Dopo una carriera in cui hanno raccontato storie di tutti i tipi, tra passato e presente, facendo riscoprire tra le altre cose la tragedia del popolo armeno e raccontando cosa vuol dire essere in un carcere di massima sicurezza, i fratelli Taviani hanno deciso di rivolgersi ad uno dei capolavori massimi della letteratura italiana e anche mondiale, Il Decamerone di Giovanni Boccaccio, un libro che anche gli studenti più svogliati ricordano con simpatia per l’ironia e le situazioni mai volgari ma abbastanza spinte sessualmente.
Il Decamerone aveva già ispirato Pasolini a suo tempo oltre che Monicelli che l’aveva attualizzato in Boccaccio 70 cinquant’anni fa: qui i fratelli Taviani scelgono un’ambientazione in linea con quella storica e letteraria, in una Toscana splendida e neanche tanto da ritoccare con il computer, dove la peste non riesce a distruggere bellezza, colori, paesaggi, viuzze, palazzi, chiese.  D’altro canto il Medio Evo messo in scena nel film è a tratti un po’ fuori dal tempo, composito con tanti elementi di momenti diversi e non coevi al 1348 (come una riproduzione dello splendido arazzo della Dama e l’Unicorno, neanche toscano tra l’altro) e con una colonna sonora di repertorio con musiche per lo più ottocentesche, in cui spicca l’uso del tema struggente di Manon Lescaut di Puccini nell’episodio su Federigo degli Alberighi.

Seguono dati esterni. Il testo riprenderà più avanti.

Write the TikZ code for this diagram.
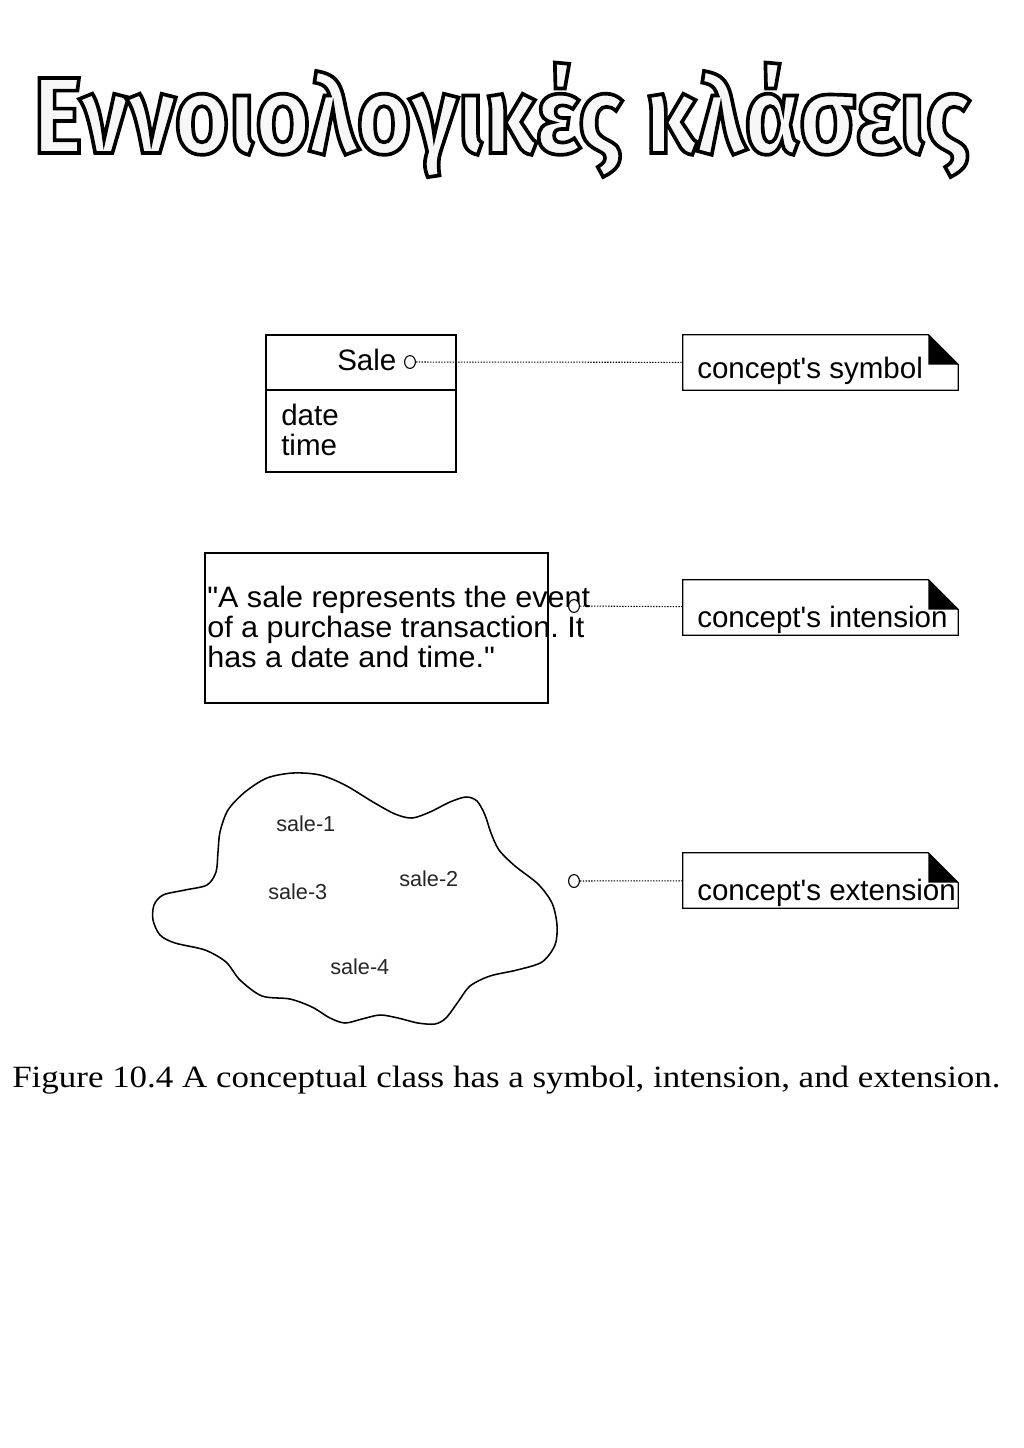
\documentclass[tikz,border=0pt]{standalone}
\usepackage{fontspec}
\setmainfont{Liberation Sans}[Ligatures=TeXOff]
\newfontfamily\titlefont{Fira Sans}[FakeStretch=0.862]
\newfontfamily\capfont{Liberation Serif}[FakeStretch=1.13]
\newfontfamily\quotefont{Liberation Sans}[Ligatures=TeXOff, FakeStretch=1.035]
\usetikzlibrary{calc,shapes.geometric}
\newcommand\notebox[1]{%
  \draw[umlline] (#1.north west) -- ($(#1.north east)+(-30,0)$) -- ($(#1.north east)+(0,30)$) -- (#1.south east) -- (#1.south west) -- cycle;
  \fill ($(#1.north east)+(-30,0)$) -- ($(#1.north east)+(0,30)$) -- ($(#1.north east)+(-30,30)$) -- cycle;}
\begin{document}
\frenchspacing
\begin{tikzpicture}[x=0.025cm,y=-0.025cm,
  umlline/.style={line width=0.9pt},
  rectbox/.style={draw, line width=0.9pt, inner sep=0, minimum width=4.75cm},
  notenode/.style={inner sep=0, minimum width=6.875cm, minimum height=1.375cm},
  txt/.style={anchor=base west, inner sep=0, font=\fontsize{21}{21.3}\selectfont},
  qtxt/.style={anchor=base west, inner sep=0, font=\quotefont\fontsize{21}{21.3}\selectfont},
  smalltxt/.style={anchor=base west, inner sep=0, font=\fontsize{15.4}{16}\selectfont, text=black!85},
  dotc/.style={draw, ellipse, line width=0.8pt, minimum width=0.27cm, minimum height=0.32cm, inner sep=0},
  conn/.style={line width=0.75pt, dash pattern=on 1pt off 1pt}]
\fill[white] (0,0) rectangle (1024,1448);
\useasboundingbox (0,0) rectangle (1024,1448);

% title
\node[anchor=base west, inner sep=0] (title) at (33,153) {\titlefont\bfseries\fontsize{77}{80}\selectfont\special{pdf:literal direct 2 Tr 2.6 w 0 G 0.97 g}Εννοιολογικές κλάσεις\special{pdf:literal direct 0 Tr 0 g 0 G}};

% symbol
\node[rectbox, minimum height=1.375cm] (saleh) at (361,362.5) {};
\node[rectbox, minimum height=2.05cm] (salea) at (361,431) {};
\node[txt] (salet) at (337,370.5) {Sale};
\node[txt] (datet) at (281,425) {date};
\node[txt] (timet) at (281,455) {time};
\node[dotc] (c1) at (410,362) {};
\node[notenode] (n1) at (820.5,362.5) {};
\notebox{n1}
\node[txt] (n1t) at (697,378) {concept's symbol};
\draw[conn] (c1) -- (n1);

% intension
\node[draw, line width=0.9pt, inner sep=0, minimum width=8.575cm, minimum height=3.75cm] (quote) at (376.5,628) {};
\node[qtxt] (q1) at (207,607.5) {"A sale represents the event};
\node[qtxt] (q2) at (207,637.5) {of a purchase transaction. It};
\node[qtxt] (q3) at (207,667.5) {has a date and time."};
\node[dotc, fill=white] (c2) at (574,606) {};
\node[notenode] (n2) at (820.5,607.5) {};
\notebox{n2}
\node[txt] (n2t) at (697,627) {concept's intension};
\draw[conn] (c2) -- (n2);

% extension
\draw[line width=1.1pt] plot[smooth cycle, tension=0.5] coordinates {
(267,778) (293,773) (320,775) (345,785) (373,802) (395,814) (412,818) (430,812) (450,802) (466,797) (477,801) (485,815) (491,833) (499,850) (515,866) (538,884) (552,903) (557,925) (555,945) (542,962) (517,970) (490,976) (470,986) (458,1002) (446,1018) (435,1024) (418,1023) (398,1018) (380,1015) (362,1019) (345,1023) (330,1018) (312,1007) (290,999) (262,996) (240,980) (226,962) (205,950) (175,943) (160,935) (153,920) (154,905) (163,895) (185,890) (207,885) (216,872) (218,852) (220,832) (228,810) (245,792)};
\node[smalltxt] (s1) at (276,831) {sale-1};
\node[smalltxt] (s3) at (268,899) {sale-3};
\node[smalltxt] (s2) at (399,886) {sale-2};
\node[smalltxt] (s4) at (330,974) {sale-4};
\node[dotc] (c3) at (574,881) {};
\node[notenode] (n3) at (820.5,880.5) {};
\notebox{n3}
\node[txt] (n3t) at (697,900) {concept's extension};
\draw[conn] (c3) -- (n3);

% caption
\node[anchor=base west, inner sep=0] (cap) at (12,1087) {\capfont\fontsize{22}{22}\selectfont Figure 10.4 A conceptual class has a symbol, intension, and extension.};
\end{tikzpicture}
\end{document}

Cinque le novelle scelte, abbastanza significative e rappresentative di un’opera in cui i toni variano tra il tragico e il comico, e spazio anche alla cornice narrativa dei dieci ragazzi che decidono di reagire alla peste che ha portato morte e soprattutto distruzione di una convivenza civile ritirandosi in campagna a novellare, voluta dai registi come metafora e monito ai giovani di oggi, oggi preda di pesti come le ideologie totalitarie, ma anche la disoccupazione che porta a non voler più lottare migliorandosi e studiando.
Alla fine, la cosa più debole è il cast: certo, ci sono interpreti ottimi, come il padre incestuoso Lello Arena o la madre superiora Paola Cortellesi, che rimprovera e punisce la sottoposta trovata con l’amante finché quest’ultima non le fa notare che ha come velo le mutande del suo di amante con cui si stava sollazzando, in una delle scene più irresistibili del film, che ben riflette lo spirito goliardico di Boccaccio che ha colpito tante generazioni di adolescenti. Ma altri personaggi sono semplicemente volti di bellocci e bellocce presi in prestito da soap e tv commerciale, ma se questo serve ad avvicinare un po’ di pubblico non già preparato ai classici, alla fine ben venga.